On the back of Evergrande’s success, CSL entering new era of riches

February has been a very rich month for Chinese football with a number of new sponsorship agreements being signed marking a new level of confidence and investment in the domestic game.

It was less than 10 years ago that the league went without a sponsor for a year, before signing a deal with a shady British company called IPhox that ultimately went bankrupt halfway through the season. The previous two and a half seasons Wanda has paid $10.6 million a year to be the title sponsor of the CSL, though this season Ping’an Group has taken over sponsorship, more than doubling the yearly fee at nearly $24.5 million each season.

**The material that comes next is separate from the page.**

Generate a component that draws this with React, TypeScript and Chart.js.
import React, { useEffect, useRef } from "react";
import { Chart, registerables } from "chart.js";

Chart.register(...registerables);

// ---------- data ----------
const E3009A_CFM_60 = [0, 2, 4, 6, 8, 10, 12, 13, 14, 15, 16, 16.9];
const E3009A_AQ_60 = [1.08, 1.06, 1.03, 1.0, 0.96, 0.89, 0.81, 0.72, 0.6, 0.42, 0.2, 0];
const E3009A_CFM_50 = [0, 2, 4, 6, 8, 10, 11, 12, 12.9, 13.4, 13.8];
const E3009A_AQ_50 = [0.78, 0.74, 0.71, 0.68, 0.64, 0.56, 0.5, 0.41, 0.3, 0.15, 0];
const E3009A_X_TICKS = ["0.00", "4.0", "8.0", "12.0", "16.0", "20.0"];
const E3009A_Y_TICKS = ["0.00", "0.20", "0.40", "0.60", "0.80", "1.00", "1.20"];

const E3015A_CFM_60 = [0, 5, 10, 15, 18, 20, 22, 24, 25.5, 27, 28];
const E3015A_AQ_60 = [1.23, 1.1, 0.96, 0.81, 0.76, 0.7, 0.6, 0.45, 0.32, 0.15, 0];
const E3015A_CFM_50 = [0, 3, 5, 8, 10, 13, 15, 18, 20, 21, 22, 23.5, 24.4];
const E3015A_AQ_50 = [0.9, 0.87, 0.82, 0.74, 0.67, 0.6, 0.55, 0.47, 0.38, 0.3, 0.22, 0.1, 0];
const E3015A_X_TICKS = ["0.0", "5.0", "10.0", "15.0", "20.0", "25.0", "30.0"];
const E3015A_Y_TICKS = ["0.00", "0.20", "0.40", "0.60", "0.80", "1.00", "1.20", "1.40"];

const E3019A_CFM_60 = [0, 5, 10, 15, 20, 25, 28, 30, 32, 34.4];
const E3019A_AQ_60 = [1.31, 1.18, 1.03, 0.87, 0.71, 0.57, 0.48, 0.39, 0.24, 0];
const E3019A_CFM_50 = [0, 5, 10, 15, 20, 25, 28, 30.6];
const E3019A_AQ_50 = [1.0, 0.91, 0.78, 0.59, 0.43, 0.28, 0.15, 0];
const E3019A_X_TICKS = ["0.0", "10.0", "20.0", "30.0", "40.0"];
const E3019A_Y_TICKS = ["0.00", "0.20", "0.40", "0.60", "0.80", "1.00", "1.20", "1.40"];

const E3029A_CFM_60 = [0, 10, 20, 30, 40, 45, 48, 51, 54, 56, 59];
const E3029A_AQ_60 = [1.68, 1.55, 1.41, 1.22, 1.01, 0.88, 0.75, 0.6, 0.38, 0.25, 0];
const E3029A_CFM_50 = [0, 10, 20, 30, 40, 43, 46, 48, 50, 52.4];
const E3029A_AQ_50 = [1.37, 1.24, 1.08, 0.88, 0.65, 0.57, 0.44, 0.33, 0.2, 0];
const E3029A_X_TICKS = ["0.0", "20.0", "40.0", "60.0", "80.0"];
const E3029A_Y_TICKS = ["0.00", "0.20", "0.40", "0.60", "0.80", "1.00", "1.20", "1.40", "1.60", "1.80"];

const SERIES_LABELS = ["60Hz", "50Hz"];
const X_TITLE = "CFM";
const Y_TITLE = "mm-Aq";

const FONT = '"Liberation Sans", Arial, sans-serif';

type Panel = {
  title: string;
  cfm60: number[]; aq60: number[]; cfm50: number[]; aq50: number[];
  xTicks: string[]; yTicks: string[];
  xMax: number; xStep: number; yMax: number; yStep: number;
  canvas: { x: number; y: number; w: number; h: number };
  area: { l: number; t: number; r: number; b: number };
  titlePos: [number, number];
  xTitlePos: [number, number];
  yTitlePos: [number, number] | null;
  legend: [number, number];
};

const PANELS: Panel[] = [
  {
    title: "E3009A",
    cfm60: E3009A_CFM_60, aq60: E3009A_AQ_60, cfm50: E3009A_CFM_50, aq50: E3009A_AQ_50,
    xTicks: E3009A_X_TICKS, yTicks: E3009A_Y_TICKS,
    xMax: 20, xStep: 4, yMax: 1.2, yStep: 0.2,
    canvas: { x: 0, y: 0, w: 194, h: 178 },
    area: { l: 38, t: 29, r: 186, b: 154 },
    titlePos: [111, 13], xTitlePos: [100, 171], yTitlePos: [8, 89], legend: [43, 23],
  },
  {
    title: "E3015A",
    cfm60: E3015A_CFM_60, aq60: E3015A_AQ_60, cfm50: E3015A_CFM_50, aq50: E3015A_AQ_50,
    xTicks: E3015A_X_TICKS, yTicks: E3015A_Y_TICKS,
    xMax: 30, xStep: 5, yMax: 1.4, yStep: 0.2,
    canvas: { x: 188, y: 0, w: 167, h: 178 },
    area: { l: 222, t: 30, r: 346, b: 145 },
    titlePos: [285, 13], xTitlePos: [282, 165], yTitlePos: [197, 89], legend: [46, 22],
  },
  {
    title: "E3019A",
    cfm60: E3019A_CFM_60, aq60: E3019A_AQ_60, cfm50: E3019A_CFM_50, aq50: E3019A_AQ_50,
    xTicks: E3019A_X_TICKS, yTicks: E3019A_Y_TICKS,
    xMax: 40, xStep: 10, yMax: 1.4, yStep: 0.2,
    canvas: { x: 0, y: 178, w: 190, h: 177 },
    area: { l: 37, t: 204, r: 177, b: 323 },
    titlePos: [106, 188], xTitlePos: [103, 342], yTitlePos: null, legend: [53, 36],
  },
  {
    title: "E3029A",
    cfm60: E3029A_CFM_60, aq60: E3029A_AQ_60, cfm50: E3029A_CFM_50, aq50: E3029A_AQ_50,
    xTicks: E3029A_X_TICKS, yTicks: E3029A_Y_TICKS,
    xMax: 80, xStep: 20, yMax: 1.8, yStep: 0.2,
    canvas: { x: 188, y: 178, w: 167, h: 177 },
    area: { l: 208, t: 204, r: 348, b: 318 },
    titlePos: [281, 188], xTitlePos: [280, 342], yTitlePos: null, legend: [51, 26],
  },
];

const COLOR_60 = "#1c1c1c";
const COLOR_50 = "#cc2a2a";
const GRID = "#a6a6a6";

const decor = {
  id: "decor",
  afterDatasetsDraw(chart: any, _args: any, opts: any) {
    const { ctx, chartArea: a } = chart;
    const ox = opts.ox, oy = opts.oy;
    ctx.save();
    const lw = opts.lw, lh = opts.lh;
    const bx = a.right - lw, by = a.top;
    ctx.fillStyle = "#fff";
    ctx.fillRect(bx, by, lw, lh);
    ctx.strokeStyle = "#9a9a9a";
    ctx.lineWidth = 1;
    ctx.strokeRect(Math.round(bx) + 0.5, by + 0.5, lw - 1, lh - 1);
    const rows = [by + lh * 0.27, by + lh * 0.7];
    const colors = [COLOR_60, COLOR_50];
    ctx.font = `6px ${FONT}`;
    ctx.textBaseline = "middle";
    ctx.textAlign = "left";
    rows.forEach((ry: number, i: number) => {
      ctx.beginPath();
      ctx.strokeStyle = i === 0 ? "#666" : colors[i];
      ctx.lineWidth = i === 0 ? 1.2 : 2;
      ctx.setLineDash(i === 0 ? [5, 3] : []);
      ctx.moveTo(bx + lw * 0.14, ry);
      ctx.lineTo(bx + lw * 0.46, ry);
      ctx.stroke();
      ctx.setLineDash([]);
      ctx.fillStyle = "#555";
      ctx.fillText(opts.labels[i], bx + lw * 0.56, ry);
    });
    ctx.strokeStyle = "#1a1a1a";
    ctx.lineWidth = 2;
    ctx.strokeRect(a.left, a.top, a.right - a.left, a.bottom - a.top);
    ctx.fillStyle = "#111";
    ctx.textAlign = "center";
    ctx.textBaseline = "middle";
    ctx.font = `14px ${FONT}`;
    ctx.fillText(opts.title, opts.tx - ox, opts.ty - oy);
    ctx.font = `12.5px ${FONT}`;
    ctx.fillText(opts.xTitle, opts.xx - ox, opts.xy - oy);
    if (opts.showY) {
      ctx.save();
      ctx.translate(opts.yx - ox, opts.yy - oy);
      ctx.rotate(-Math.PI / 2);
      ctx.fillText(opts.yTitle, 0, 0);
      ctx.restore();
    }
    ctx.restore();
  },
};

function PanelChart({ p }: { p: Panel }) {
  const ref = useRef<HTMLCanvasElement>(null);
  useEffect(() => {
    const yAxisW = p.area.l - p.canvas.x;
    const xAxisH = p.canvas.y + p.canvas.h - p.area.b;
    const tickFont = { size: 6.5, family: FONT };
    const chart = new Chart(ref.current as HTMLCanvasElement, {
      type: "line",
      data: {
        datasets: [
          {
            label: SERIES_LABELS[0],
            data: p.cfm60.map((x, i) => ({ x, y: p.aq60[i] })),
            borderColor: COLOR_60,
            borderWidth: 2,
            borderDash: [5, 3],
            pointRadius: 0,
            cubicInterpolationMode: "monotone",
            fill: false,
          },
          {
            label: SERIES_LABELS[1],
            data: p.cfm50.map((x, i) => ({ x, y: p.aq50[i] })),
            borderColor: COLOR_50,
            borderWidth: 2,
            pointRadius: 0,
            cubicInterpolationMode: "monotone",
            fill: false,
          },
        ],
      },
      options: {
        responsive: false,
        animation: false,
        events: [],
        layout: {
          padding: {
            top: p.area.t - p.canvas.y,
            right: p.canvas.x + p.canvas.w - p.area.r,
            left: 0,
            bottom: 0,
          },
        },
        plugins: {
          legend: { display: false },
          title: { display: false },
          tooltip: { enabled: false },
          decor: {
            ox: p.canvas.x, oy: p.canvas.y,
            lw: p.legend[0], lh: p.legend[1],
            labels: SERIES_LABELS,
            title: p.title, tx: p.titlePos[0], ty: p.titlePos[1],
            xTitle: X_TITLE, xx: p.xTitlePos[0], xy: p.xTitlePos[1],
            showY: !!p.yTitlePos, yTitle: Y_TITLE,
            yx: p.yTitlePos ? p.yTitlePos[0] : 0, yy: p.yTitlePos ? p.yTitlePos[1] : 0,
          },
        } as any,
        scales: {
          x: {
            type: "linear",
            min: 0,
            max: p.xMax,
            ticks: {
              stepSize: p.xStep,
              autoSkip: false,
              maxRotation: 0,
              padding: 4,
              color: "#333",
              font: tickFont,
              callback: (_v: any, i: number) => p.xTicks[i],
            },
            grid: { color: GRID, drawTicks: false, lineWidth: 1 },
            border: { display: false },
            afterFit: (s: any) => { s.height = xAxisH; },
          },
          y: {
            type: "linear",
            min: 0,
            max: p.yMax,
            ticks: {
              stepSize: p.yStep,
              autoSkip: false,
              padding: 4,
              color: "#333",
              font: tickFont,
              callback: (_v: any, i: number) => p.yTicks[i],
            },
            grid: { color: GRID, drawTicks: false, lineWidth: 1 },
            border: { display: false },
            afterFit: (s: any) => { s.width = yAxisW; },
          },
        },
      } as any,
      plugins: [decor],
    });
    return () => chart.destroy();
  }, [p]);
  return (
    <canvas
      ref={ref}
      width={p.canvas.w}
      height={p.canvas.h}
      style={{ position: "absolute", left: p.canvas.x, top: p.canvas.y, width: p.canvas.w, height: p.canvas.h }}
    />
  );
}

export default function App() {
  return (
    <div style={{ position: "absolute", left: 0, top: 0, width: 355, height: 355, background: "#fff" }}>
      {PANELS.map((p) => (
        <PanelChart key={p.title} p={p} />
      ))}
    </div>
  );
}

The league has gone from struggling to find sponsors to bidding wars among major companies to be connected to Chinese football. Beer and football go hand in hand and that may be why the major players are battling it out to build visibility. Harbin Beer, already a sponsor of the World Cup, became one of the league’s top sponsors last season only to see Carlsberg sign a sponsorship later on in the season. Yanjing Beer signed a deal to sponsor the domestic cup, the CFA Cup, for $3.2 million, more than doubling what previous sponsors Toshiba paid. Qingdao (Tsingtao) Beer decided to stay above the domestic bidding war and instead signed a deal with the Asian Football Confederation to sponsor the Champions League.

Much of the reason for this investment windfall stems from Guangzhou Evergrande’s Asian Champions League victory last year, an event that added legitimacy to the Chinese game, despite the national team’s failures. The top club got even richer this year when they signed a one season $16.2 million sponsorship deal with Nissan, a deal richer than all but the top European clubs’ kit sponsorship deals.

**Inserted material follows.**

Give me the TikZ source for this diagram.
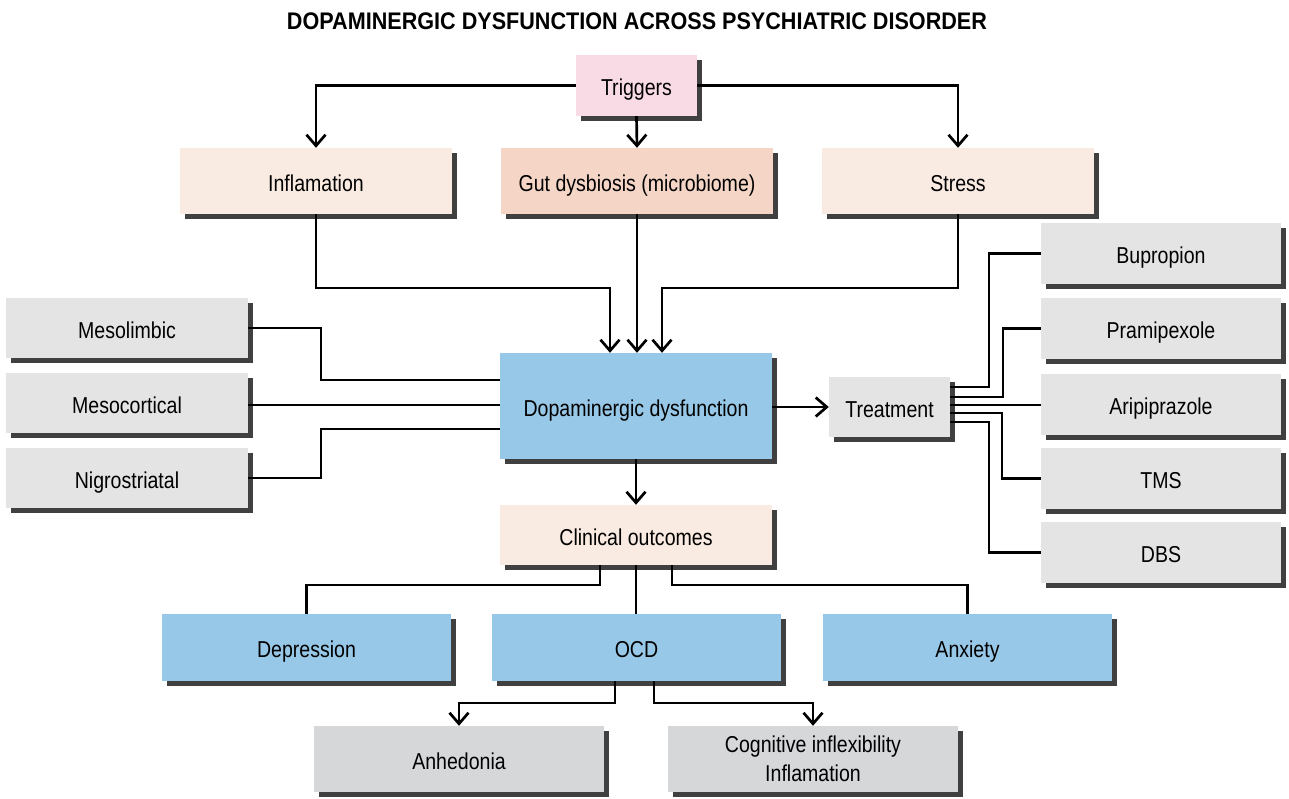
\documentclass[tikz,border=0pt]{standalone}
\usepackage{fontspec}
\setmainfont[FakeStretch=0.85]{Liberation Sans}
\newfontfamily\titlefont[FakeStretch=0.9]{Liberation Sans}
\usetikzlibrary{arrows.meta,shadows}
\definecolor{cpink}{HTML}{F9DBE6}
\definecolor{cpeach}{HTML}{FAEBE2}
\definecolor{cpeachd}{HTML}{F5D6C6}
\definecolor{cblue}{HTML}{97C8E7}
\definecolor{cgray}{HTML}{E3E4E3}
\definecolor{cgrayd}{HTML}{D6D7D9}
\definecolor{cshadow}{HTML}{404040}
\begin{document}
\begin{tikzpicture}[x=1pt,y=-1pt,
  every node/.style={font=\fontsize{23}{28}\selectfont, text=black},
  shadowbox/.style={draw=none, inner sep=0pt, align=center,
    drop shadow={shadow xshift=5pt, shadow yshift=-5pt, fill=cshadow, opacity=1}},
  boxbase/.style={shadowbox, text height=22pt, text depth=1.5pt},
  pinkbox/.style={boxbase, fill=cpink},
  peachbox/.style={boxbase, fill=cpeach},
  peachdbox/.style={boxbase, fill=cpeachd},
  bluebox/.style={boxbase, fill=cblue},
  graybox/.style={boxbase, fill=cgray},
  graydbox/.style={boxbase, fill=cgrayd},
  conn/.style={line width=2.7pt, draw=black},
  arr/.style={conn, -{Straight Barb[length=11pt,width=19pt,line width=2.7pt]}}
]
\useasboundingbox (0,0) rectangle (1289,798);

\node[font=\titlefont\bfseries\fontsize{24}{28}\selectfont] (title) at (637,21) {DOPAMINERGIC DYSFUNCTION ACROSS PSYCHIATRIC DISORDER};

% top
\node[pinkbox, minimum width=121, minimum height=61] (trig) at (636.5,85.5) {Triggers};
\node[peachbox, minimum width=272, minimum height=66] (infl) at (316,181) {Inflamation};
\node[peachdbox, minimum width=272, minimum height=66] (gut) at (637,181) {Gut dysbiosis (microbiome)};
\node[peachbox, minimum width=272, minimum height=66] (stress) at (958,181) {Stress};

% left
\node[graybox, minimum width=242, minimum height=60] (meso) at (127,328) {Mesolimbic};
\node[graybox, minimum width=242, minimum height=60] (mesoc) at (127,403) {Mesocortical};
\node[graybox, minimum width=242, minimum height=60] (nigro) at (127,478) {Nigrostriatal};

% center
\node[bluebox, minimum width=272, minimum height=106] (dop) at (636,406) {Dopaminergic dysfunction};
\node[graybox, minimum width=121, minimum height=60] (treat) at (889.5,407) {Treatment};

% right
\node[graybox, minimum width=240, minimum height=61] (bup) at (1161,253.5) {Bupropion};
\node[graybox, minimum width=240, minimum height=61] (pram) at (1161,328.5) {Pramipexole};
\node[graybox, minimum width=240, minimum height=61] (arip) at (1161,404.5) {Aripiprazole};
\node[graybox, minimum width=240, minimum height=61] (tms) at (1161,478.5) {TMS};
\node[graybox, minimum width=240, minimum height=61] (dbs) at (1161,552.5) {DBS};

% outcomes
\node[peachbox, minimum width=272, minimum height=60] (clin) at (636,535) {Clinical outcomes};
\node[bluebox, minimum width=289, minimum height=67] (dep) at (306.5,647.5) {Depression};
\node[bluebox, minimum width=289, minimum height=67] (ocd) at (636.5,647.5) {OCD};
\node[bluebox, minimum width=289, minimum height=67] (anx) at (967.5,647.5) {Anxiety};
\node[graydbox, minimum width=290, minimum height=66] (anh) at (459,759) {Anhedonia};
\node[shadowbox, fill=cgrayd, minimum width=290, minimum height=66] (cog) at (813,759) {Cognitive inflexibility\\[1pt]Inflamation};

% connectors: triggers
\draw[arr] (trig.west) -| (infl.north);
\draw[arr] (trig.south) -- (gut.north);
\draw[arr] (trig.east) -| (stress.north);

% into dopaminergic
\draw[arr] (infl.south) |- (610,288) -- (dop.north -| 610,0);
\draw[arr] (gut.south) -- (dop.north -| gut.south);
\draw[arr] (stress.south) |- (662,288) -- (dop.north -| 662,0);

% pathways
\draw[conn] (meso.east) -- (321,328) -- (321,380) -- (dop.west |- 0,380);
\draw[conn] (mesoc.east |- 0,405) -- (dop.west |- 0,405);
\draw[conn] (nigro.east) -- (321,478) -- (321,429) -- (dop.west |- 0,429);

% treatment
\draw[arr] (dop.east |- treat.west) -- (treat.west);
\draw[conn] (treat.east |- 0,387) -- (989,387) |- (bup.west);
\draw[conn] (treat.east |- 0,397) -- (1003,397) |- (pram.west);
\draw[conn] (treat.east |- 0,405) -- (arip.west |- 0,405);
\draw[conn] (treat.east |- 0,413) -- (1002,413) |- (tms.west);
\draw[conn] (treat.east |- 0,422) -- (989,422) |- (dbs.west);

% outcomes
\draw[arr] (dop.south) -- (clin.north);
\draw[conn] (clin.south -| 600,0) -- (600,585) -| (dep.north);
\draw[conn] (clin.south) -- (ocd.north -| clin.south);
\draw[conn] (clin.south -| 672,0) -- (672,585) -| (anx.north);
\draw[arr] (ocd.south -| 615,0) -- (615,703) -| (anh.north);
\draw[arr] (ocd.south -| 654,0) -- (654,703) -| (cog.north);
\end{tikzpicture}
\end{document}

Attendance has steadily risen after years of being in the doldrums, last year reaching 18,500 per match. That number will likely rise even higher this season with Henan’s return to the top flight and a team from Harbin in the CSL for the first time, moving the average closer to the huge highs when the league was first started in the mid 90s, before scandal and corruption drove it into the ground.

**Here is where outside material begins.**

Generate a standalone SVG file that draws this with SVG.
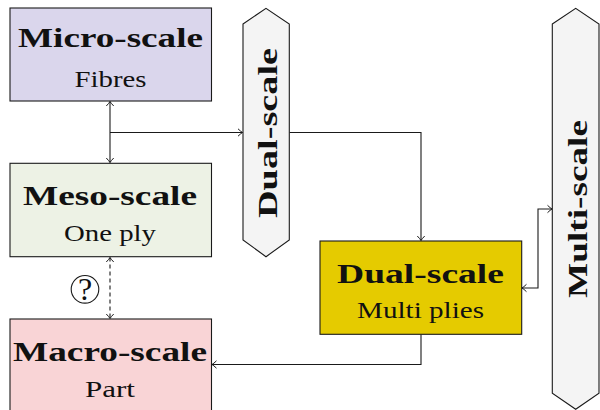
<svg xmlns="http://www.w3.org/2000/svg" width="600" height="410" viewBox="0 0 600 410">
  <defs>
    <marker id="arr" viewBox="-6 -5 7 10" refX="0" refY="0" markerWidth="7" markerHeight="10" markerUnits="userSpaceOnUse" orient="auto-start-reverse">
      <path d="M-4.2,-3.4 Q-1.6,-0.9 0,0 Q-1.6,0.9 -4.2,3.4" fill="none" stroke="#1a1a1a" stroke-width="1" stroke-linecap="round"/>
    </marker>
    <style>
      .box { stroke: #1a1a1a; stroke-width: 1.1; }
      .hex { fill: #f4f4f4; stroke: #1a1a1a; stroke-width: 1.1; }
      .title { font-family: "Liberation Serif", "Times New Roman", serif; font-weight: bold; font-size: 27.5px; fill: #111; text-anchor: middle; }
      .sub { font-family: "Liberation Serif", "Times New Roman", serif; font-size: 23px; fill: #111; text-anchor: middle; }
      .q { font-family: "Liberation Serif", "Times New Roman", serif; font-size: 32px; fill: #111; text-anchor: middle; }
      .conn { fill: none; stroke: #1a1a1a; stroke-width: 1.1; }
      .dash { stroke-dasharray: 4 3; }
    </style>
  </defs>

  <!-- connectors -->
  <g id="connectors">
    <line class="conn" x1="110" y1="101.5" x2="110" y2="162.5" marker-start="url(#arr)" marker-end="url(#arr)"/>
    <line class="conn" x1="110" y1="132.5" x2="242.5" y2="132.5" marker-end="url(#arr)"/>
    <polyline class="conn" points="289.5,132.5 421,132.5 421,240.5" marker-end="url(#arr)"/>
    <polyline class="conn" points="421,334.5 421,364.5 212,364.5" marker-end="url(#arr)"/>
    <polyline class="conn" points="522,288 538,288 538,209 552,209" marker-start="url(#arr)" marker-end="url(#arr)"/>
    <line class="conn dash" x1="110" y1="257.5" x2="110" y2="318.5" marker-start="url(#arr)" marker-end="url(#arr)"/>
    <circle cx="85" cy="289.3" r="13.8" fill="#fff" stroke="#1a1a1a" stroke-width="1.1"/>
    <text x="85" y="300" class="q">?</text>
  </g>

  <!-- micro-scale -->
  <g id="micro">
    <rect class="box" x="10" y="8" width="201.5" height="93" fill="#dad6ec"/>
    <text class="title" x="110.5" y="47" textLength="185" lengthAdjust="spacingAndGlyphs">Micro-scale</text>
    <text class="sub" x="110.5" y="87" textLength="72" lengthAdjust="spacingAndGlyphs">Fibres</text>
  </g>

  <!-- meso-scale -->
  <g id="meso">
    <rect class="box" x="10" y="163.3" width="201.5" height="93.4" fill="#edf2e5"/>
    <text class="title" x="110" y="205" textLength="174" lengthAdjust="spacingAndGlyphs">Meso-scale</text>
    <text class="sub" x="110" y="240.5" textLength="92" lengthAdjust="spacingAndGlyphs">One ply</text>
  </g>

  <!-- macro-scale -->
  <g id="macro">
    <rect class="box" x="10" y="319" width="201.5" height="95" fill="#f9d4d6"/>
    <text class="title" x="110" y="360.7" textLength="194" lengthAdjust="spacingAndGlyphs">Macro-scale</text>
    <text class="sub" x="110" y="397" textLength="50" lengthAdjust="spacingAndGlyphs">Part</text>
  </g>

  <!-- dual-scale, multi plies -->
  <g id="dual-box">
    <rect class="box" x="320" y="241" width="201.7" height="93.3" fill="#e5cb00"/>
    <text class="title" x="420.5" y="283.3" textLength="167" lengthAdjust="spacingAndGlyphs">Dual-scale</text>
    <text class="sub" x="420.5" y="317.7" textLength="127" lengthAdjust="spacingAndGlyphs">Multi plies</text>
  </g>

  <!-- dual-scale band -->
  <g id="dual-hex">
    <polygon class="hex" points="243,24 266,8.3 289.3,24 289.3,240 266,256.7 243,240"/>
    <text class="title" transform="translate(277,133) rotate(-90)" x="0" y="0" textLength="170" lengthAdjust="spacingAndGlyphs">Dual-scale</text>
  </g>

  <!-- multi-scale band -->
  <g id="multi-hex">
    <polygon class="hex" points="552.3,24 575.7,8.3 599,24 599,393.3 575.7,409.3 552.3,393.3"/>
    <text class="title" transform="translate(587,209) rotate(-90)" x="0" y="0" textLength="178" lengthAdjust="spacingAndGlyphs">Multi-scale</text>
  </g>
</svg>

Unlike in previous years, domestic companies are the ones driving the new wave of investment, but if recent league success continues, expect foreign companies to get involved in the bidding wars. Big money doesn’t mean big profits for the clubs involved, when divided between the 16 sides, each can only expect to receive around $1.6 million, barely enough to cover a mediocre domestic player’s transfer fees.